The game could be declared a success if your only measurement was the book that was produced, which will be kept in the library’s archives forever. But lost on the way to the goal was the part where we actually learned about the past and made a difference in the future. How interesting was the book? Without an editor or a filter, how good could the words of 500 sleep-deprived people be? This game coincided with the Library’s 100th anniversary and was used to drum up some publicity, but it felt like there was a lot of missing nuance to it. Maybe some deadlines were missed and the scope was pulled back. Maybe we have a lot more to learn about ARGs that even the experts don’t know.
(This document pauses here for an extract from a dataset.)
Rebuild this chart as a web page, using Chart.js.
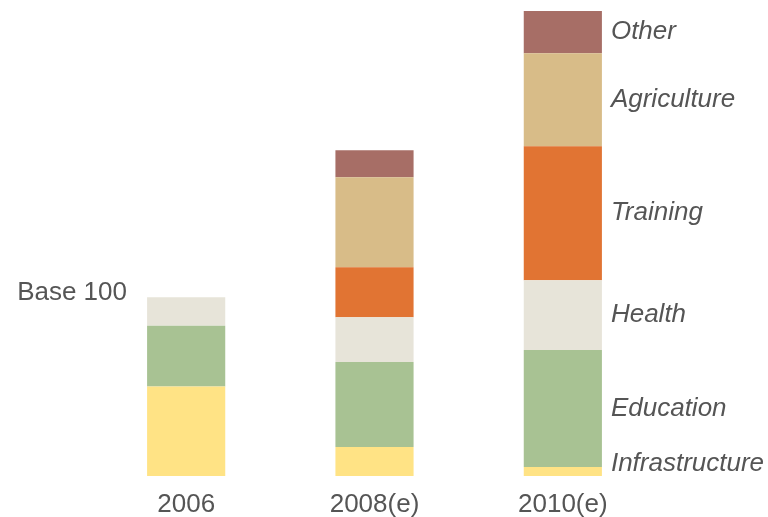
<!DOCTYPE html>
<html>
<head>
<meta charset="utf-8">
<script src="https://cdn.jsdelivr.net/npm/chart.js@4/dist/chart.umd.min.js"></script>
<style>
  html, body { margin: 0; padding: 0; background: #fff; }
  #wrap { width: 768px; height: 517px; }
</style>
</head>
<body>
<div id="wrap"><canvas id="chart" width="768" height="517"></canvas></div>
<script>
'use strict';

// Categories (x axis)
const years = ['2006', '2008(e)', '2010(e)'];

// Series, bottom to top (index base 2006 = 100)
const sectors        = ['Infrastructure', 'Education', 'Health', 'Training', 'Agriculture', 'Other'];
const infrastructure = [50, 16.2, 5];
const education      = [34, 47.5, 65.4];
const health         = [16, 25.1, 39.1];
const training       = [0, 27.9, 74.9];
const agriculture    = [0, 50.3, 52];
const other          = [0, 15.1, 23.5];

const colors = ['#FFE385', '#A8C293', '#E7E4D9', '#E17433', '#D8BC88', '#A76E66'];
const textColor = '#555555';
const fontFamily = '"Liberation Sans", Arial, sans-serif';

const seriesValues = [infrastructure, education, health, training, agriculture, other];

// Draws the sector names next to the last bar and the "Base 100" marker
const sideLabels = {
  id: 'sideLabels',
  afterDatasetsDraw(chart) {
    const { ctx, scales } = chart;
    const last = years.length - 1;
    const baseY = scales.y.getPixelForValue(0);
    ctx.save();
    ctx.fillStyle = textColor;
    ctx.font = 'italic 26px ' + fontFamily;
    ctx.textAlign = 'left';
    ctx.textBaseline = 'middle';
    chart.data.datasets.forEach((ds, i) => {
      const bar = chart.getDatasetMeta(i).data[last];
      if (!bar) return;
      const mid = Math.min((bar.y + bar.base) / 2, baseY - 12);
      ctx.fillText(ds.label, bar.x + bar.width / 2 + 9, mid);
    });

    ctx.font = '26px ' + fontFamily;
    ctx.textAlign = 'right';
    ctx.fillText('Base 100', 127, scales.y.getPixelForValue(100) - 4);
    ctx.restore();
  }
};

new Chart(document.getElementById('chart').getContext('2d'), {
  type: 'bar',
  data: {
    labels: years,
    datasets: sectors.map((name, i) => ({
      label: name,
      data: seriesValues[i],
      backgroundColor: colors[i],
      borderWidth: 0,
      barPercentage: 0.415,
      categoryPercentage: 1
    }))
  },
  options: {
    responsive: false,
    animation: false,
    layout: { padding: { top: 2, left: 92, right: 111, bottom: -17 } },
    plugins: {
      legend: { display: false },
      tooltip: { enabled: false }
    },
    scales: {
      x: {
        stacked: true,
        grid: { display: false, drawTicks: false },
        border: { display: false },
        ticks: { color: textColor, padding: 16, font: { family: fontFamily, size: 26, lineHeight: 1 } }
      },
      y: {
        stacked: true,
        display: false,
        min: 0,
        max: 265
      }
    }
  },
  plugins: [sideLabels]
});
</script>
</body>
</html>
I will say this: put into the framework of a game, the act of writing a book (even if we each only contributed a couple pages) was enjoyable and inspiring. I don’t know if the motivation was very efficient, as the game itself took months to plan and by itself probably had more than 600 pages of copy and documentation to accompany it. Even though the loopholes found in the game allowed us to skip most of the mechanics and trivialize the game, we were all able to meet new people and share an experience that nobody else will ever have. That is, running around the Library at 3 in the morning, hopped up on Red Bull and coffee.